(479c) Measurement of Unconfined Yield Strength In Small Size Cells

Pharmaceutical companies often create very small quantities of viable drug mixture on a laboratory scale.  Extensive analysis is conducted to tease out as much data as possible about the characteristics of the material.   Particle size, particle shape, surface area, and other particle scale properties are often the extent of the characterization.  While these preliminary properties can help with qualitative product design, they are not generally the primary material behavior measurements the formulator needs to effectively design the product.  This information is especially lacking when attempting to infer cohesive flow properties from particle scale flow properties.  For example, particle size and surface area are often measured to infer dissolution rates (a bulk scale property); it is much better to be able to measure the property that controls the behavior directly.

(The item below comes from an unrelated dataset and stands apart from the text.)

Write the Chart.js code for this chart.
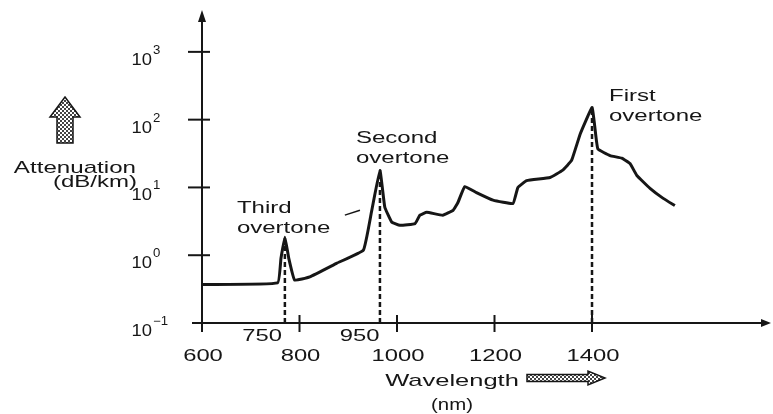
<!DOCTYPE html>
<html>
<head>
<meta charset="utf-8">
<script src="https://cdn.jsdelivr.net/npm/chart.js@4.4.0/dist/chart.umd.min.js"></script>
<style>
    body { margin: 0; background: #fff; }
</style>
</head>
<body>
<canvas id="grafico" width="773" height="414"></canvas>
<script>
// valores
var wavelength = [600, 755, 762, 770, 778, 790, 821, 876, 931, 948,
    965, 975, 989, 1006, 1037, 1047, 1061, 1094, 1115, 1125,
    1139, 1163, 1197, 1238, 1248, 1266, 1314, 1340, 1358, 1376,
    1400, 1405, 1412, 1437, 1461, 1478, 1492, 1519, 1546, 1570];
var attenuation = [0.37, 0.39, 0.9, 1.84, 0.9, 0.43, 0.48, 0.76, 1.19, 4.5,
    17.8, 5.1, 3.1, 2.76, 2.92, 3.9, 4.3, 3.9, 4.6, 6.0,
    10.3, 8.4, 6.5, 5.8, 10, 12.6, 14, 18, 25, 62,
    151, 87, 37, 29.5, 27, 22.5, 15, 9.7, 6.9, 5.4];

var peakWavelength = [770, 965, 1400];
var peakAttenuation = [1.84, 17.8, 151];
var peakNames = [['Third', 'overtone'], ['Second', 'overtone'], ['First', 'overtone']];

var pointerWavelength = [893, 924];
var pointerAttenuation = [3.9, 4.6];

var xTicks = [600, 800, 1000, 1200, 1400];
var xExtraTicks = [750, 950];
var yTicks = [0.1, 1, 10, 100, 1000];
var yExponents = ['\u22121', '0', '1', '2', '3'];

var FUENTE = '"Liberation Sans", Arial, sans-serif';
var TINTA = '#161616';

function puntos(xs, ys) {
    var out = [];
    for (var i in xs) {
        out.push({ x: xs[i], y: ys[i] });
    }
    return out;
}

function texto(ctx, s, x, y, size, k, align) {
    ctx.save();
    ctx.font = size + 'px ' + FUENTE;
    ctx.textAlign = align;
    ctx.textBaseline = 'alphabetic';
    ctx.translate(x, y);
    ctx.scale(k, 1);
    ctx.fillText(s, 0, 0);
    ctx.restore();
}

function linea(ctx, x1, y1, x2, y2) {
    ctx.beginPath();
    ctx.moveTo(x1, y1);
    ctx.lineTo(x2, y2);
    ctx.stroke();
}

function poligono(ctx, pts) {
    ctx.beginPath();
    ctx.moveTo(pts[0][0], pts[0][1]);
    for (var i = 1; i < pts.length; i++) {
        ctx.lineTo(pts[i][0], pts[i][1]);
    }
    ctx.closePath();
}

function patron(ctx) {
    var c = document.createElement('canvas');
    c.width = 4;
    c.height = 4;
    var p = c.getContext('2d');
    p.fillStyle = '#fff';
    p.fillRect(0, 0, 4, 4);
    p.fillStyle = '#444';
    p.fillRect(0, 0, 2, 2);
    p.fillRect(2, 2, 2, 2);
    return ctx.createPattern(c, 'repeat');
}

// desplazamiento de cada rotulo respecto a su pico (px)
var rotuloOffset = [[-48, -24], [-24, -27], [17, -7]];

var ejesPlugin = {
    id: 'ejes',
    afterDraw: function (chart) {
        var ctx = chart.ctx;
        var sx = chart.scales.x;
        var sy = chart.scales.y;
        var area = chart.chartArea;
        var x0 = sx.getPixelForValue(xTicks[0]);
        var y0 = sy.getPixelForValue(yTicks[0]);

        ctx.save();
        ctx.strokeStyle = TINTA;
        ctx.fillStyle = TINTA;
        ctx.lineWidth = 2;

        // eje y con flecha
        linea(ctx, x0, y0 + 9, x0, area.top + 6);
        poligono(ctx, [[x0, area.top - 2], [x0 - 4, area.top + 10], [x0 + 4, area.top + 10]]);
        ctx.fill();

        // eje x con flecha
        linea(ctx, x0 - 10, y0, area.right - 4, y0);
        poligono(ctx, [[area.right + 3, y0], [area.right - 7, y0 - 4], [area.right - 7, y0 + 4]]);
        ctx.fill();

        for (var i in xTicks) {
            var px = sx.getPixelForValue(xTicks[i]);
            linea(ctx, px, y0 - 8, px, y0 + 9);
            texto(ctx, String(xTicks[i]), px + 1, y0 + 38, 17, 1.4, 'center');
        }
        for (var j in xExtraTicks) {
            var pe = sx.getPixelForValue(xExtraTicks[j]);
            texto(ctx, String(xExtraTicks[j]), pe - 13, y0 + 18, 17, 1.4, 'center');
        }

        for (var k in yTicks) {
            var py = sy.getPixelForValue(yTicks[k]);
            if (k > 0) {
                linea(ctx, x0 - 14, py, x0 + 8, py);
            }
            texto(ctx, '10', x0 - 50, py + 13, 16, 1.15, 'right');
            texto(ctx, yExponents[k], x0 - 49, py + 2, 12, 1.1, 'left');
        }

        // rotulos de los picos
        for (var m in peakNames) {
            var bx = sx.getPixelForValue(peakWavelength[m]) + rotuloOffset[m][0];
            var by = sy.getPixelForValue(peakAttenuation[m]) + rotuloOffset[m][1];
            texto(ctx, peakNames[m][0], bx, by, 16, 1.5, 'left');
            texto(ctx, peakNames[m][1], bx, by + 20, 16, 1.5, 'left');
        }

        // titulos de ejes
        texto(ctx, 'Attenuation', 136, 173, 17, 1.42, 'right');
        texto(ctx, '(dB/km)', 137, 187, 16, 1.5, 'right');
        texto(ctx, 'Wavelength', 452, 386, 17, 1.5, 'center');
        texto(ctx, '(nm)', 452, 410, 17, 1.2, 'center');

        // flechas rayadas
        ctx.lineWidth = 1.5;
        ctx.fillStyle = patron(ctx);
        poligono(ctx, [[65, 97], [80, 117], [73, 117], [73, 143], [57, 143], [57, 117], [50, 117]]);
        ctx.fill();
        ctx.stroke();
        poligono(ctx, [[527, 374.5], [588, 374.5], [588, 371], [605, 378], [588, 385], [588, 381.5], [527, 381.5]]);
        ctx.fill();
        ctx.stroke();

        ctx.restore();
    }
};

var datasets = [{
    label: 'Attenuation',
    data: puntos(wavelength, attenuation),
    borderColor: TINTA,
    borderWidth: 3,
    pointRadius: 0,
    tension: 0.1
}];

for (var i in peakWavelength) {
    datasets.push({
        label: peakNames[i].join(' '),
        data: puntos([peakWavelength[i], peakWavelength[i]], [yTicks[0], peakAttenuation[i]]),
        borderColor: TINTA,
        borderWidth: 2.5,
        borderDash: [5, 3],
        pointRadius: 0
    });
}

datasets.push({
    label: 'pointer',
    data: puntos(pointerWavelength, pointerAttenuation),
    borderColor: TINTA,
    borderWidth: 1.5,
    pointRadius: 0
});

new Chart(document.getElementById('grafico'), {
    type: 'line',
    data: { datasets: datasets },
    options: {
        responsive: false,
        animation: false,
        layout: {
            padding: { left: 202, right: 5, top: 12, bottom: 91 }
        },
        plugins: {
            legend: { display: false },
            tooltip: { enabled: false }
        },
        scales: {
            x: { type: 'linear', min: 600, max: 1761, display: false },
            y: { type: 'logarithmic', min: 0.1, max: 3875, display: false }
        }
    },
    plugins: [ejesPlugin]
});
</script>
</body>
</html>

It would be highly beneficial to have a means of measuring cohesive flow properties directly with very limited material.  This paper presents test results from a single axis strength measurement device capable of measuring unconfined yield strengths using a representative sample of 0.1 cc volume of material.  This new test technique compacts the material using centrifugal forces and induces failure stresses within the material through controlled application of centrifugal forces.  Direct measurement of unconfined yield strength has been accomplished at consolidation stress levels of 0.04 KPa, which is almost one order of magnitude smaller than in typical direct shear cell measurements.  This new test technique is compared with standard direct shear measurements using the Schulze, Johanson uni-axial, and Jenike methods.  The technique shows good agreement with existing measurement methods.  Because of the small volume and lower stress level measurements, this new technique can provide formulators direct measurement of bulk unconfined yield strength before typical process development times, thus shortening the time to market for viable drug mixtures.  Consequently, process design can be initiated in conjunction with formulation development.